Mowat became more politically involved, and in the early ’80’s, ran and was elected to the Vancouver Park Board. He was persuaded by colleagues to consider running for provincial politics and ran as MLA for Vancouver Little Mountain in 1983.
“I remember him very clearly talking to me: ‘should I do this?’ Allan recalls. “Doug and I were very close friends. I told him, ‘Doug it’s going to take a lot of time and a lot of difficulty because for one thing, [people may think] how could a quadriplegic possibly serve his community with his paralytic condition? And also [some] people think if you broke your back, you broke your head!” I said, ‘it’s very hard for you now to turn down the chance to achieve this so that people will realize that a quadriplegic can serve his community very well.’”

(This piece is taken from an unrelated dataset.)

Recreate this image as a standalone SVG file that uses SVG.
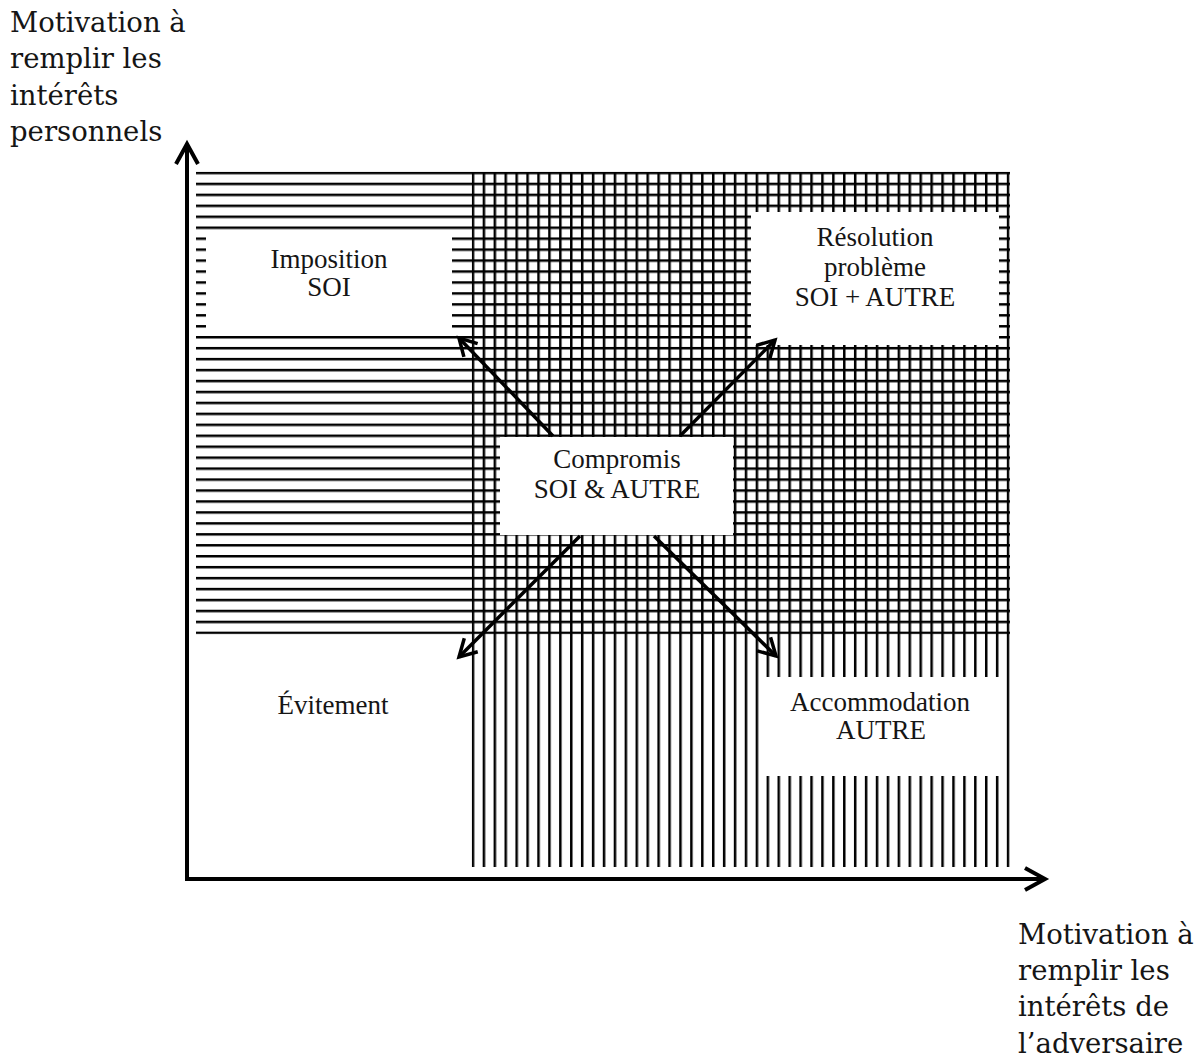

Mowat was elected to the B.C. Legislature in 1983, holding his position until 1991. In 1984, he was appointed parliamentary secretary to the Minister of Health and to the Minister of Social Services and Housing. He served all of his constituents well, according to colleagues from both sides of the legislature, and along the way, inspired, shaped, and mentored young people who would go on to choose a life of public service as elected officials.
“It didn’t matter what party Doug was with, in a matter of ways,” recalls his protégé since the ’70’s from the BCPA, Al DeGenova. “He got along so well with the [other politicians], and they respected him on the opposition better than anybody. They could never really pounce on Doug because they knew he was there for all the right reasons.”
DeGenova, Vancouver’s current Park Commissioner (for the fifth term running) recalls, “Before he passed away, Doug met me and encouraged me to run for the Vancouver Park Board. He encouraged me to make the city more accessible.
“Doug was a huge influence in revitalizing Vancouver’s Chinatown in the early ’80’s. He helped raise funds for the lighting program with B.C. Hydro, back in the days when Chinatown was really struggling. He left a number of legacy things through the City and Park Board for youth and seniors- it didn’t mean everybody had to be a quadriplegic or paraplegic, he just helped to make things accessible in a lot of ways.
“He taught me to be who I was [as an elected public servant]; to be genuine. It was your credibility; your integrity and genuineness. There were never ‘political’ strategies or ways with Doug. He was the best politician because of his charismatic way; his genuineness.
He was shrewd, no doubt, in getting things done, but he did things for all the right reasons. That was his key to a successful life as a public servant, and for running the [BCPA] and everything else that he sat on.”
Doug Mowat served his community well, and passed away in Vancouver on August 11, 1992.